"Mexeu com uma, mexeu com todas"

O caso de assédio da Globo retrata bem, mas tão bem as dinâmicas em jogo em casos de assédio que parece ter acontecido para nos dar uma lição.
"Não, o cara não representa ameaça."
"É alguém que a gente conhece."
"Não fez por mal, foi uma brincadeira."
etc, etc, etc
Frases típicas saídas da boca de homens (e também de algumas mulheres). Pessoas que se solidarizam com o agressor porque o conhecem, é boa pessoa, e acham que este não seria capaz de fazer realmente mal a alguém.
Pois esse é o problema. A nossa incapacidade de reconhecer que as boas pessoas (aqueles que a gente considera como tal) são capazes de actos condenáveis. Todos nós, aliás.
As frases acima também demonstram a tentativa de minimizar esses actos. Afinal, uns piropos, que mal tem? Se não gostas de ouvir, ignora! Pôs a mão na perna, no braço, no peito, na vagina? Ah, releva! Não deixou marca, pois não?
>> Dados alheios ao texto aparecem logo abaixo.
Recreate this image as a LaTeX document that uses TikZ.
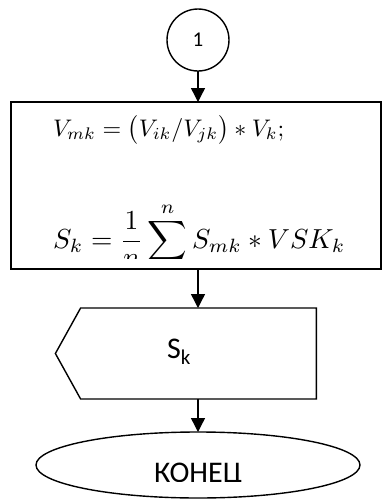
\documentclass[tikz,border=0pt]{standalone}
\usepackage{fontspec}
\setmainfont{Carlito}
\usetikzlibrary{arrows.meta,shapes.geometric,shapes.symbols}
\tikzset{
  flow diagram/.style={
    draw=black, line width=1.4pt,
    >={Triangle[length=14pt,width=14pt]},
    every node/.style={text=black, inner sep=0pt, outer sep=0pt}
  },
  flow conn/.style={circle, draw, minimum size=62pt,
    font=\fontsize{21}{24}\selectfont},
  flow calc/.style={rectangle, draw, minimum width=370pt, minimum height=167pt},
  flow out/.style={signal, signal to=west, signal from=nowhere,
    signal pointer angle=122, draw, minimum width=261pt, minimum height=91pt},
  flow end/.style={ellipse, draw, minimum width=324pt, minimum height=66pt},
  flow text/.style={font=\fontsize{30}{34}\selectfont},
  flow math/.style={anchor=base west, scale=#1, transform shape},
  flow math/.default=2.4
}

\begin{document}
\begin{tikzpicture}[flow diagram,x=1pt,y=-1pt]
    \useasboundingbox (0,0) rectangle (382,499);
    \node[flow conn] (conn) at (198,40) {1};
    \node[flow calc] (calc) at (196,185.5) {};
    \begin{scope}
      \clip (0,102) rectangle (382,258);
      \node[flow math] (vmk) at (53,136)
        {$V_{mk}=\bigl(V_{ik}/V_{jk}\bigr)\ast V_k;$};
      \node[flow math=2.75] (sk) at (53,248)
        {$\displaystyle S_k=\frac{1}{n}\sum_{i=1}^{n}S_{mk}\ast VSK_k$};
    \end{scope}
    \node[flow out] (show) at (198.5,353.5) {};
    \node[flow text] (showText) at (179,352) {S\textsubscript{k}};
    \node[flow end] (fin) at (198,465) {};
    \begin{scope}
      \clip (0,0) rectangle (382,481);
      \node[flow text, anchor=base] (finText) at (198,482) {КОНЕЦ};
    \end{scope}
    \draw[->] (conn) -- (conn.south |- calc.north);
    \draw[->] (conn.south |- calc.south) -- (conn.south |- show.north);
    \draw[->] (conn.south |- show.south) -- (fin);
\end{tikzpicture}
\end{document}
Pois que fique bem claro: deixou, sim. Deixa marca sempre. TUDO: os olhares, os piropos, as mãos e outras partes do corpo, deixam sempre marca. Na alma, que é onde a marca fica para sempre (as do corpo geralmente desaparecem com o tempo).
Eu tendo a achar que homens e mulheres não diferem tanto assim: em inteligência, em sensibilidade, em capacidade de discernimento. Mas há uma categoria em que divergimos, sim, e esta é a experiência de vida. A socialização. No caso concreto do assédio, a exposição ao mesmo é largamente um problema das mulheres. É claro que também há mulheres que assediam homens, mas o assédio está claramente associado a uma relação de poder e, convenhamos, o número de mulheres em cargos de poder é muito menor do que o de homens. Por isso, se reuníssemos cem homens numa sala, acredito que alguns deles tivessem passado pela experiência de terem sido assediados (por mulheres ou por homens). Mas se reunirmos cem mulheres numa sala, sabe quantas terão histórias de assédio para contar? Quantas? Eu arrisco dizer que, com toda a certeza, as cem terão.
E começa muito cedo: há aquelas que o são em casa, às mãos de pais, ou irmãos mais velhos, ou tios, ou avôs (atenção que também podem ser as mães, irmãs mais velhas, tias, avós. Há casos de mulheres agressoras, mas os números são muito menores). Para essas,  começa cedo de mais. Para as outras, assim que o corpo toma formas, por volta dos 11, 12, 13 anos. Na rua, olhares de lado, assobios, frases ditas ao ouvido, às vezes mãos que nos tocam o corpo. No autocarro, no metro, tipos que se encostam, nos apalpam, quase sempre no meio das enchentes na hora de ponta. É assim que começa e não vai parar nunca. Todas nós sabemos o que é isso, porque tivemos, muito novinhas, de desenvolver uma espécie de armadura, de carapaça para nos protegermos, uma espécie de insensibilidade, que nos permitisse não nos sentirmos demasiado tocadas por este tipo de agressão; que nos permitisse conservar a auto-estima ao abrigo destes "arranhões e pequenos cortes". O que quer dizer que precisámos de ignorar a dor, a humilhação e a revolta que tais actos nos provocaram. Tenho a certeza de que não há uma única mulher no mundo que não tenha, pelo menos, uma história de assédio para contar. E é por isso que estamos fartas. É por isso que precisamos de dizer, a uma voz: deixa marca sim. Magoa sim. Enoja. Humilha. E chega. Chega de assédio. Mexeu com uma, mexeu com todas.